=== WHAT YOU WILL DO ===
Output the lines that follow exactly as they are.

———

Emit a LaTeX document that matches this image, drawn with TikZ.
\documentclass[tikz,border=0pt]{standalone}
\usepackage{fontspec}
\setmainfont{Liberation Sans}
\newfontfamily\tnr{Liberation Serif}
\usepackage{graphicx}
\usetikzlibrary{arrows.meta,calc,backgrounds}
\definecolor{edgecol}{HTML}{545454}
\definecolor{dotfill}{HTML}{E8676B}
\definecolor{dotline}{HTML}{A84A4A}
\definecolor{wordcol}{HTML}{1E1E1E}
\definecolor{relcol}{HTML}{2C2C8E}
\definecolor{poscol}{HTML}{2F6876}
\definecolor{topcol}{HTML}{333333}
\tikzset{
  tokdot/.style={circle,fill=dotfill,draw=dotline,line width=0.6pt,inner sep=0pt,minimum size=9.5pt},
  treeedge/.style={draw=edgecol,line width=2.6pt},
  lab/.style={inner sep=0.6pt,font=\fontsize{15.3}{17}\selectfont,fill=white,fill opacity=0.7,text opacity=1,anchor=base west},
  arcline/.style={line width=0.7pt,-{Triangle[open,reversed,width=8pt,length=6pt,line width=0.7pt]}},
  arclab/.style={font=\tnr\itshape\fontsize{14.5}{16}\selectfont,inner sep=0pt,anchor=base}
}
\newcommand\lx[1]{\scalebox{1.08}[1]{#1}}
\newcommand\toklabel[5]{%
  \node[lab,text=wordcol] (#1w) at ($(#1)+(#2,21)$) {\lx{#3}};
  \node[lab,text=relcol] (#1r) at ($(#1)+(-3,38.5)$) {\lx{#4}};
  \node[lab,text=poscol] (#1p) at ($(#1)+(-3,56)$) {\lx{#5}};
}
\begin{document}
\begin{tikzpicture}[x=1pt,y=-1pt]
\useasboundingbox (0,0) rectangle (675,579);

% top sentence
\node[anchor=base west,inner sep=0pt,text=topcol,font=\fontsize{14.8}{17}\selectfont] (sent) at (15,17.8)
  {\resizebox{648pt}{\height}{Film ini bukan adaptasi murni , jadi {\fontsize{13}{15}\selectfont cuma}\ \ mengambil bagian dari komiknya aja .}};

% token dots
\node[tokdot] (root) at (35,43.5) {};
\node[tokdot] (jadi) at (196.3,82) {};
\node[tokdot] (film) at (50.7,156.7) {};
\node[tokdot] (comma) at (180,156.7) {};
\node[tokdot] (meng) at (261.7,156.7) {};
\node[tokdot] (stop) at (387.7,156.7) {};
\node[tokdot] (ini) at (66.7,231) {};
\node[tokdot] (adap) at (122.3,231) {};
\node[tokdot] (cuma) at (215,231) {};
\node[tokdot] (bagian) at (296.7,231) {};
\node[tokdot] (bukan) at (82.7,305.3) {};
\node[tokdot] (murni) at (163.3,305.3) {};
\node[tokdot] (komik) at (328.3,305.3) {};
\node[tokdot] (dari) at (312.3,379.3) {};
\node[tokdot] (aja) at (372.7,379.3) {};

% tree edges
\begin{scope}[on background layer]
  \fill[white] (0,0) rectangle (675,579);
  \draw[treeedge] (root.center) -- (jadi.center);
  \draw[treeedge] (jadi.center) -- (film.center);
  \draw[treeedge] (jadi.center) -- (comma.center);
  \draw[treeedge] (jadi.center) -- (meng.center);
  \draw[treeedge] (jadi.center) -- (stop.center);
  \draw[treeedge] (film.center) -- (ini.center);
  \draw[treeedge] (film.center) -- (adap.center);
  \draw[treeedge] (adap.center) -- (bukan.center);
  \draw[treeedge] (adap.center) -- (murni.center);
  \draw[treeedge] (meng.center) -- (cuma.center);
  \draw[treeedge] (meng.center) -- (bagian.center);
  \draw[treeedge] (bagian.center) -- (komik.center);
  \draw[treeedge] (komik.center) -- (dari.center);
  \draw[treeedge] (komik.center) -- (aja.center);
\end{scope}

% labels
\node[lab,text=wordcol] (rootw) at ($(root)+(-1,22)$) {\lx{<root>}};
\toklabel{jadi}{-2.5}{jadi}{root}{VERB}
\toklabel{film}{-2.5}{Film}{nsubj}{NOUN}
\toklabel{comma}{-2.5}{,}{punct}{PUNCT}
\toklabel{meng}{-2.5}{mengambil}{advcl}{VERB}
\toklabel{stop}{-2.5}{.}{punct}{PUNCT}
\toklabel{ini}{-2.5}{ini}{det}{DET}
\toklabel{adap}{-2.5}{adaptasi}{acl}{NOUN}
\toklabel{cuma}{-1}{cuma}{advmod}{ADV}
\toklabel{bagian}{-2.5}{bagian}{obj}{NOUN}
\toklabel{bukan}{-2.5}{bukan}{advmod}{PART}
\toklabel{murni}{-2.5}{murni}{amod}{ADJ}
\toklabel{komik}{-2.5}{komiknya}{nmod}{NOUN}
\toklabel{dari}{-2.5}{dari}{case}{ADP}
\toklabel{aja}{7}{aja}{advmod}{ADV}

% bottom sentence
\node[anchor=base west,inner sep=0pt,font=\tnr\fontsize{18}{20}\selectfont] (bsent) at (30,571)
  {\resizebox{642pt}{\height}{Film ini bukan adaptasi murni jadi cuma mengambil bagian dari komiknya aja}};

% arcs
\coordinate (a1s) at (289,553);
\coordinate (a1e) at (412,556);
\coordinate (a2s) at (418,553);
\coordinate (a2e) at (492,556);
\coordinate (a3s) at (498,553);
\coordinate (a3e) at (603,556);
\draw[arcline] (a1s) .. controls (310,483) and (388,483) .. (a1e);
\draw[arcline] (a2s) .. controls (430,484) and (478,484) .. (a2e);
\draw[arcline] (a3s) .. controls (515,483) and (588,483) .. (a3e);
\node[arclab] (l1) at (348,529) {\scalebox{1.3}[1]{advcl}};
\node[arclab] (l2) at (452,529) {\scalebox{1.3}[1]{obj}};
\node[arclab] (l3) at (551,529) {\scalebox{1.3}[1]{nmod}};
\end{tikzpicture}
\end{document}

———

=== COMPLETED EXERCISE ===
Emit a LaTeX document that matches this image, drawn with TikZ.
\documentclass[tikz,border=0pt]{standalone}
\usepackage{fontspec}
\setmainfont{Liberation Sans}
\newfontfamily\tnr{Liberation Serif}
\usepackage{graphicx}
\usetikzlibrary{arrows.meta,calc,backgrounds}
\definecolor{edgecol}{HTML}{545454}
\definecolor{dotfill}{HTML}{E8676B}
\definecolor{dotline}{HTML}{A84A4A}
\definecolor{wordcol}{HTML}{1E1E1E}
\definecolor{relcol}{HTML}{2C2C8E}
\definecolor{poscol}{HTML}{2F6876}
\definecolor{topcol}{HTML}{333333}
\tikzset{
  tokdot/.style={circle,fill=dotfill,draw=dotline,line width=0.6pt,inner sep=0pt,minimum size=9.5pt},
  treeedge/.style={draw=edgecol,line width=2.6pt},
  lab/.style={inner sep=0.6pt,font=\fontsize{15.3}{17}\selectfont,fill=white,fill opacity=0.7,text opacity=1,anchor=base west},
  arcline/.style={line width=0.7pt,-{Triangle[open,reversed,width=8pt,length=6pt,line width=0.7pt]}},
  arclab/.style={font=\tnr\itshape\fontsize{14.5}{16}\selectfont,inner sep=0pt,anchor=base}
}
\newcommand\lx[1]{\scalebox{1.08}[1]{#1}}
\newcommand\toklabel[5]{%
  \node[lab,text=wordcol] (#1w) at ($(#1)+(#2,21)$) {\lx{#3}};
  \node[lab,text=relcol] (#1r) at ($(#1)+(-3,38.5)$) {\lx{#4}};
  \node[lab,text=poscol] (#1p) at ($(#1)+(-3,56)$) {\lx{#5}};
}
\begin{document}
\begin{tikzpicture}[x=1pt,y=-1pt]
\useasboundingbox (0,0) rectangle (675,579);

% top sentence
\node[anchor=base west,inner sep=0pt,text=topcol,font=\fontsize{14.8}{17}\selectfont] (sent) at (15,17.8)
  {\resizebox{648pt}{\height}{Film ini bukan adaptasi murni , jadi {\fontsize{13}{15}\selectfont cuma}\ \ mengambil bagian dari komiknya aja .}};

% token dots
\node[tokdot] (root) at (35,43.5) {};
\node[tokdot] (jadi) at (196.3,82) {};
\node[tokdot] (film) at (50.7,156.7) {};
\node[tokdot] (comma) at (180,156.7) {};
\node[tokdot] (meng) at (261.7,156.7) {};
\node[tokdot] (stop) at (387.7,156.7) {};
\node[tokdot] (ini) at (66.7,231) {};
\node[tokdot] (adap) at (122.3,231) {};
\node[tokdot] (cuma) at (215,231) {};
\node[tokdot] (bagian) at (296.7,231) {};
\node[tokdot] (bukan) at (82.7,305.3) {};
\node[tokdot] (murni) at (163.3,305.3) {};
\node[tokdot] (komik) at (328.3,305.3) {};
\node[tokdot] (dari) at (312.3,379.3) {};
\node[tokdot] (aja) at (372.7,379.3) {};

% tree edges
\begin{scope}[on background layer]
  \fill[white] (0,0) rectangle (675,579);
  \draw[treeedge] (root.center) -- (jadi.center);
  \draw[treeedge] (jadi.center) -- (film.center);
  \draw[treeedge] (jadi.center) -- (comma.center);
  \draw[treeedge] (jadi.center) -- (meng.center);
  \draw[treeedge] (jadi.center) -- (stop.center);
  \draw[treeedge] (film.center) -- (ini.center);
  \draw[treeedge] (film.center) -- (adap.center);
  \draw[treeedge] (adap.center) -- (bukan.center);
  \draw[treeedge] (adap.center) -- (murni.center);
  \draw[treeedge] (meng.center) -- (cuma.center);
  \draw[treeedge] (meng.center) -- (bagian.center);
  \draw[treeedge] (bagian.center) -- (komik.center);
  \draw[treeedge] (komik.center) -- (dari.center);
  \draw[treeedge] (komik.center) -- (aja.center);
\end{scope}

% labels
\node[lab,text=wordcol] (rootw) at ($(root)+(-1,22)$) {\lx{<root>}};
\toklabel{jadi}{-2.5}{jadi}{root}{VERB}
\toklabel{film}{-2.5}{Film}{nsubj}{NOUN}
\toklabel{comma}{-2.5}{,}{punct}{PUNCT}
\toklabel{meng}{-2.5}{mengambil}{advcl}{VERB}
\toklabel{stop}{-2.5}{.}{punct}{PUNCT}
\toklabel{ini}{-2.5}{ini}{det}{DET}
\toklabel{adap}{-2.5}{adaptasi}{acl}{NOUN}
\toklabel{cuma}{-1}{cuma}{advmod}{ADV}
\toklabel{bagian}{-2.5}{bagian}{obj}{NOUN}
\toklabel{bukan}{-2.5}{bukan}{advmod}{PART}
\toklabel{murni}{-2.5}{murni}{amod}{ADJ}
\toklabel{komik}{-2.5}{komiknya}{nmod}{NOUN}
\toklabel{dari}{-2.5}{dari}{case}{ADP}
\toklabel{aja}{7}{aja}{advmod}{ADV}

% bottom sentence
\node[anchor=base west,inner sep=0pt,font=\tnr\fontsize{18}{20}\selectfont] (bsent) at (30,571)
  {\resizebox{642pt}{\height}{Film ini bukan adaptasi murni jadi cuma mengambil bagian dari komiknya aja}};

% arcs
\coordinate (a1s) at (289,553);
\coordinate (a1e) at (412,556);
\coordinate (a2s) at (418,553);
\coordinate (a2e) at (492,556);
\coordinate (a3s) at (498,553);
\coordinate (a3e) at (603,556);
\draw[arcline] (a1s) .. controls (310,483) and (388,483) .. (a1e);
\draw[arcline] (a2s) .. controls (430,484) and (478,484) .. (a2e);
\draw[arcline] (a3s) .. controls (515,483) and (588,483) .. (a3e);
\node[arclab] (l1) at (348,529) {\scalebox{1.3}[1]{advcl}};
\node[arclab] (l2) at (452,529) {\scalebox{1.3}[1]{obj}};
\node[arclab] (l3) at (551,529) {\scalebox{1.3}[1]{nmod}};
\end{tikzpicture}
\end{document}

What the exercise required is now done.